Secondo molti, però, la specialità di Hoover era lo spionaggio sessuale  e fu con questa arma che tenne sotto schiaffo molti politici americani, tra cui i Kennedy. Stando a queste voci giunse a  far manomettere, in poche ore, tutta la documentazione di una compagnia telefonica, per eliminare tracce delle conversazioni tra i due fratelli con Marylin Monroe e ricattarli in seguito per il favore. Non migliore trattamento era riservato a chi aveva tendenze omosessuali: il movimento gay americano era amareggiato, vista l’ amicizia particolare del persecutore.
                     

 Nel dopoguerra il maccartismo (*1)  nascente perseguitò Einstein, che però non temeva questi sussulti reazionari, anche perché, nel frattempo, aveva acquistato la cittadinanza statunitense.

Desideroso di esplicarsi in molti campi, alla fine Albert fu anche statista. Caldeggiava un governo mondiale. Pubblicò, poco prima della morte, il  famoso manifesto per il disarmo nucleare, in collaborazione con Bertrand Russell. ( *2)

La morte lo raggiunse subito dopo. Era vedovo da molti anni  e forse nessuno si incaricò di indurlo a curarsi.  Trascurò alcuni sintomi, sostenendo che, in fondo, era arrivata la sua ora ed era giusto così.

Morì nel 1955. Su suo desiderio, il corpo fu cremato e le ceneri disperse al vento.

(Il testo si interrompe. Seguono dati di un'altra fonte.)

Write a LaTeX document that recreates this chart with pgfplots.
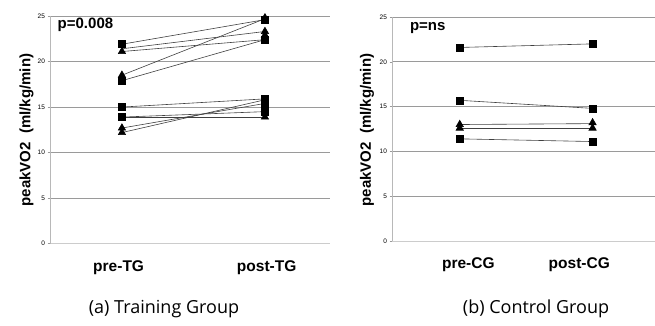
\documentclass[border=0pt]{standalone}
\usepackage{fontspec}
\setmainfont{Liberation Sans}
\newfontfamily\capfont{Open Sans}
\usepackage{pgfplots}
\pgfplotsset{compat=1.18}
\definecolor{gridc}{HTML}{9A9A9A}
\definecolor{linec}{HTML}{404040}
\pgfplotsset{
  panel/.style={
    scale only axis,
    ymin=0, ymax=25,
    ytick={0,5,10,15,20,25},
    axis x line*=bottom,
    axis y line*=left,
    x axis line style={draw=gridc!50},
    y axis line style={draw=gridc!70},
    ymajorgrids,
    major grid style={draw=gridc, line width=0.7pt},
    tick align=outside,
    major tick length=2.5pt,
    xtick style={draw=none},
    ytick style={draw=gridc, line width=0.5pt},
    /pgf/number format/assume math mode=true,
    yticklabel style={font=\fontsize{6.5}{7}\selectfont, xshift=1pt},
    xticklabel style={font=\fontsize{15.5}{16}\bfseries, yshift=-11pt},
    every axis plot/.append style={line width=0.6pt, draw=linec},
  },
  sq/.style={only marks, mark=square*, mark size=3.5pt, mark options={fill=black, draw=black}},
  tri/.style={only marks, mark=triangle*, mark size=4.2pt, mark options={fill=black, draw=black}},
}
\begin{document}
\begin{tikzpicture}
\useasboundingbox (0pt,0pt) rectangle (655pt,326pt);
% ---------------- left panel ----------------
\begin{axis}[panel, at={(50pt,82.3pt)}, anchor=south west, width=280pt, height=227.7pt,
  xmin=0.497, xmax=2.455, xtick={0.977,2.012}, xticklabels={pre-TG,post-TG}]
\addplot[no marks] coordinates {(1,21.9) (2,24.6)};
\addplot[no marks] coordinates {(1,21.4) (2,23.3)};
\addplot[no marks] coordinates {(1,21.1) (2,22.4)};
\addplot[no marks] coordinates {(1,18.5) (2,24.7)};
\addplot[no marks] coordinates {(1,17.9) (2,22.4)};
\addplot[no marks] coordinates {(1,15.0) (2,15.9)};
\addplot[no marks] coordinates {(1,13.9) (2,14.5)};
\addplot[no marks] coordinates {(1,13.9) (2,13.9)};
\addplot[no marks] coordinates {(1,12.7) (2,15.4)};
\addplot[no marks] coordinates {(1,12.2) (2,15.8)};
\addplot[tri] coordinates {(1,21.1) (1,18.5) (1,12.7) (1,12.2) (2,24.8) (2,23.3) (2,22.9) (2,13.9)};
\addplot[sq] coordinates {(1,21.9) (1,17.9) (1,15.0) (1,13.9) (2,24.6) (2,22.4) (2,15.9) (2,15.4) (2,14.5)};
\node[anchor=west, font=\fontsize{15}{16}\bfseries] at (rel axis cs:0.015,0.96) {p=0.008};
\end{axis}
% ---------------- right panel ----------------
\begin{axis}[panel, at={(392pt,85pt)}, anchor=south west, width=263pt, height=224pt,
  xmin=0.49, xmax=2.47, xtick={1.065,1.90}, xticklabels={pre-CG,post-CG}]
\addplot[no marks] coordinates {(1,21.6) (2,22.0)};
\addplot[no marks] coordinates {(1,15.7) (2,14.8)};
\addplot[no marks] coordinates {(1,13.0) (2,13.1)};
\addplot[no marks] coordinates {(1,12.6) (2,12.6)};
\addplot[no marks] coordinates {(1,11.4) (2,11.1)};
\addplot[tri] coordinates {(1,13.0) (1,12.6) (2,13.2) (2,12.6)};
\addplot[sq] coordinates {(1,21.6) (1,15.7) (1,11.4) (2,22.0) (2,14.8) (2,11.1)};
\node[anchor=west, font=\fontsize{15}{16}\bfseries] at (rel axis cs:0.055,0.95) {p=ns};
\end{axis}
% ---------------- labels ----------------
\node[rotate=90, font=\fontsize{15}{16}\bfseries] at (26.5pt,196pt) {peakVO2\ \ (ml/kg/min)};
\node[rotate=90, font=\fontsize{15}{16}\bfseries] at (367pt,196pt) {peakVO2\ \ (ml/kg/min)};
\node[font=\capfont\fontsize{18}{20}\selectfont] at (164pt,17pt) {(a) Training Group};
\node[font=\capfont\fontsize{18}{20}\selectfont] at (536pt,17pt) {(b) Control Group};
\end{tikzpicture}
\end{document}
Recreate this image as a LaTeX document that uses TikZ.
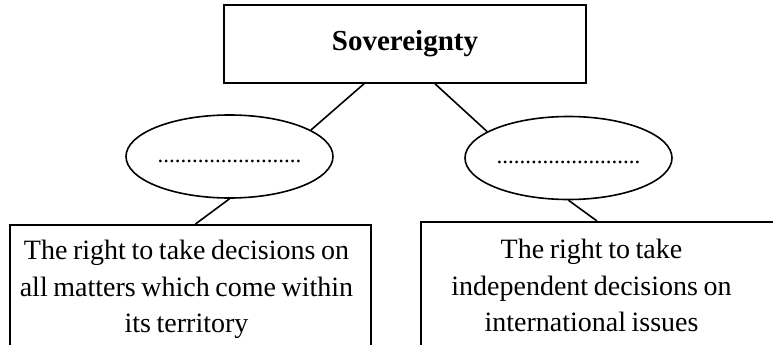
\documentclass[tikz,border=0pt]{standalone}
\usepackage{fontspec}
\setmainfont{Liberation Serif}
\usetikzlibrary{shapes.geometric,calc}
\newcommand\blurbfont{\fontsize{28}{36.5}\selectfont\spaceskip=0.2em plus 0.05em\relax}

\begin{document}
\begin{tikzpicture}[
  x=1pt, y=-1pt,
  topic/.style={rectangle, draw, line width=1.6pt, minimum width=362pt,
    minimum height=78pt, font=\fontsize{29}{34}\selectfont\bfseries},
  blank/.style={ellipse, draw, line width=1.6pt, minimum width=207pt,
    minimum height=83pt, inner sep=0pt, font=\fontsize{23}{28}\selectfont},
  frame/.style={rectangle, draw, line width=1.6pt, minimum width=361pt,
    minimum height=131pt, anchor=north},
  blurb/.style={align=center, inner sep=0pt, font=\blurbfont},
  link/.style={draw, line width=1.6pt},
]
  \useasboundingbox (0,0) rectangle (773,345);

  \node[topic] (sov) at (405,44) {Sovereignty};
  \node[blank] (lell) at (229.5,156.5) {\strut.........................};
  \node[blank] (rell) at (568.5,158) {\strut.........................};

  \node[frame] (lbox) at (190.5,224) {};
  \node[frame] (rbox) at (601.5,221) {};
  \node[blurb] (ltext) at (186.5,289) {\strut The right to take decisions on\\
    all matters which come within\\ its territory\strut};
  \node[blurb] (rtext) at (591.5,288) {\strut The right to take\\
    independent decisions on\\ international issues\strut};

  \draw[link] ($(sov.south)+(-41,0)$) -- (lell.18);
  \draw[link] ($(sov.south)+(30,0)$) -- (rell.162);
  \draw[link] (lell.south) -- ($(lbox.north)+(5,0)$);
  \draw[link] (rell.south) -- ($(rbox.north)+(-4.5,0)$);
\end{tikzpicture}
\end{document}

Si fece in tempo a prelevare il cervello e a studiarne la massa cerebrale, che fu ritenuta particolare, come l'uomo. 

La sua immagine è divenuta di moda. Esibita soprattutto dagli uomini, negli studi e negli uffici, sembra quasi un modo soft per dire “E’ il mio modello”. Non per tutti.

 

 

 (*1) Maccartismo: dal nome del senatore repubblicano  J.R. McCarthy (1908/1957) Il termine maccartismo è entrato nell'uso, nel dibattito politico, per indicare, in maniera estensiva, un clima di sospetto generalizzato determinato dalla fobia del comunismo. Molte carriere del mondo dello spettacolo e della cultura furono ostacolate o stroncate dalle persecuzioni maccartiste

 (*2)  Filosofo gallese ( 1872 - 1970), noto per le posizioni liberali e progressiste.